Days later, on May 6, Antonio drove his mother, who lives with Juan, to the local Kmart. Afterward, as he pulled into the driveway to drop her off, he saw Kelley walking toward his brother in his front yard.
According to police documents, Antonio said he heard Kelley yell, “Go back to Mexico!” and warn Juan that he was going to die if he didn’t leave. Juan confronted Kelley on the sidewalk. He kicked at Kelley but missed, Antonio said. Kelley pulled a pistol from his waistband and shot Juan, the documents say.
In an interview, Antonio said Kelley tried to shoot him too, but the gun misfired. Kelley ran to his house and emerged only when police arrived, holding a can of beer, which he poured over his head. According to police documents, Kelley said that Juan Varela had kicked him in the groin and that he was defending himself.
According to police, Kelley, 50, told officers, “I love all people — white, black or Hispanic, and I am not racist in any way.”
Two city councilmen later came to the neighborhood, along with police spokesman Thompson, saying that the killing did not seem racially motivated. They were relying on statements from people like Ana Gutierrez, who said Kelley used to chat with her parents, who were his neighbors, and spent Thanksgiving at their house. She said Kelley told her father days before the shooting that he opposed SB 1070.
“It’s just weird to hear them say he’s racist,” Gutierrez said.
Lydia Guzman, a prominent local immigrants rights activist, said she and others organizing protests against SB 1070 were wary of the case. “This guy did not get shot because he was Mexican,” Guzman said. “We are being extra cautious” about making such claims, she added.
The Varela family, baffled that racial elements of the incident have been downplayed, held news conferences demanding hate-crime charges.

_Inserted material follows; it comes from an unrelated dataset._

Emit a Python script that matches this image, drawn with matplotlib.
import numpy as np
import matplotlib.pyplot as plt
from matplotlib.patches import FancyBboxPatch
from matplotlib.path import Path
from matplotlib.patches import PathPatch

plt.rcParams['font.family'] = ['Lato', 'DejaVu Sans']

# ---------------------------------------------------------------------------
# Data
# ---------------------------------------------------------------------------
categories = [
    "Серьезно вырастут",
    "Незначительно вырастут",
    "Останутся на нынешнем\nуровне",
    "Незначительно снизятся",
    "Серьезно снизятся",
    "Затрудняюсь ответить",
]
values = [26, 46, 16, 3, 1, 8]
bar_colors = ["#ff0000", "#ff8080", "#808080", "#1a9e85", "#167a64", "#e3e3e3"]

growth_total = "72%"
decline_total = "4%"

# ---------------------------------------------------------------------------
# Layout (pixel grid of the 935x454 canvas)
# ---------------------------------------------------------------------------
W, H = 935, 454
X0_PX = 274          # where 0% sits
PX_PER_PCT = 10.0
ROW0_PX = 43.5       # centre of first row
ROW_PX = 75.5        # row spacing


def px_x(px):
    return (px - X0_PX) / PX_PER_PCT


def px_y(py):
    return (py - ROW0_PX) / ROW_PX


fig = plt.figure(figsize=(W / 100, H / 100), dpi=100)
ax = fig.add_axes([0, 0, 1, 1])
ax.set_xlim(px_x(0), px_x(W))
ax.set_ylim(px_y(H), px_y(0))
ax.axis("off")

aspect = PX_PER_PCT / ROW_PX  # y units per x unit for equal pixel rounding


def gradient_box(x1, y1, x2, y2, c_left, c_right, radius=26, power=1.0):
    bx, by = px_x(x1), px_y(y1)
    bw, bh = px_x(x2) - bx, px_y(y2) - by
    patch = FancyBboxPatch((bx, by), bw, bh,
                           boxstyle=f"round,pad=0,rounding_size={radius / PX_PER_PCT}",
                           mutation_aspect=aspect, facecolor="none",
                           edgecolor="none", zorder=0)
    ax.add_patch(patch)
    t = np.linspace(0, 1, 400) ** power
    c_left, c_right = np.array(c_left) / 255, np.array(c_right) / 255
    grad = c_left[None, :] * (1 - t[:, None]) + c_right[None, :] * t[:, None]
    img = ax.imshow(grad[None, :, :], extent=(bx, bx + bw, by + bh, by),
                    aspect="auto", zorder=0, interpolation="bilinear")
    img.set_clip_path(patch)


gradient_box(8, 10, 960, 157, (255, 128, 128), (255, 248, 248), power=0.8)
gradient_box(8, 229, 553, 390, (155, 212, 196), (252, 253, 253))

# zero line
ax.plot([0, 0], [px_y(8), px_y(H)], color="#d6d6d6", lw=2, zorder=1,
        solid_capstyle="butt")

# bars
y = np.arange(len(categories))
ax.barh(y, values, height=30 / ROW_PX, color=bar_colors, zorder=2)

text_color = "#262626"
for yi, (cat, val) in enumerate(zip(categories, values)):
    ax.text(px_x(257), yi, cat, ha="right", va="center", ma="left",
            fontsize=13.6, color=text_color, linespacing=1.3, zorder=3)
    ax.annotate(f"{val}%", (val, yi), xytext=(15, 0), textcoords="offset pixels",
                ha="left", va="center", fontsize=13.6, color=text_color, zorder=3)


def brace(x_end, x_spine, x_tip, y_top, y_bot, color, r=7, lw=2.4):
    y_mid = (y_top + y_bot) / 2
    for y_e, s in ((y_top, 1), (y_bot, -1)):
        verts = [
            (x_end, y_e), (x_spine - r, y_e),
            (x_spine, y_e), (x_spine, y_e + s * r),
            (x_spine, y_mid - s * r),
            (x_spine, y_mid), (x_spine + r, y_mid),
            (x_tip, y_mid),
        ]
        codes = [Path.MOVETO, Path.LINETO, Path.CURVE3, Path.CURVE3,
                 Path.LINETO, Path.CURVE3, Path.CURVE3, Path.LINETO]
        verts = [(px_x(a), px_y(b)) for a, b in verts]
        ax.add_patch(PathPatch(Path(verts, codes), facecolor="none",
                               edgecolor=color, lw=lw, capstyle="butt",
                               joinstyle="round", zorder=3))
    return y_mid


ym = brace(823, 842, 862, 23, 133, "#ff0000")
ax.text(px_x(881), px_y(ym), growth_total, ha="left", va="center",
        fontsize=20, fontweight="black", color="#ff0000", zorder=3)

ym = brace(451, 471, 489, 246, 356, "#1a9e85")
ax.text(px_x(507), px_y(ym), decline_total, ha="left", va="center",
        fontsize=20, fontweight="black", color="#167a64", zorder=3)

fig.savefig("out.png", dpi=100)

They said the Phoenix police chief had asked them to stay quiet about the case — an assertion that is completely inaccurate, according to the department.
In June, family members met with Maricopa County Atty. Richard Romley, who added the hate-crime allegation against Kelley. Romley said at a news conference that the extra allegation, which can enhance the penalties against Kelley, was added because of witness statements. A spokesman for Romley said he could not elaborate.
The Varela family says that the hate-crime allegation is a small comfort but that the public needs to know the threat the new law has created.
“We want the governor to understand that what she’s doing is causing crimes to take place,” Mendoza said.
Two doors down from the Varela home, Kelley’s house is still partly occupied. Fernando Perez, a construction worker, has rented half the house from Kelley for the last year. He said he never heard his landlord make biased remarks. He is skeptical that the immigration law had anything to do with Varela’s death, pinning the blame instead on what he believes was a simple dispute.
“Don’t blame the law,” he said, “if your own actions are to blame.”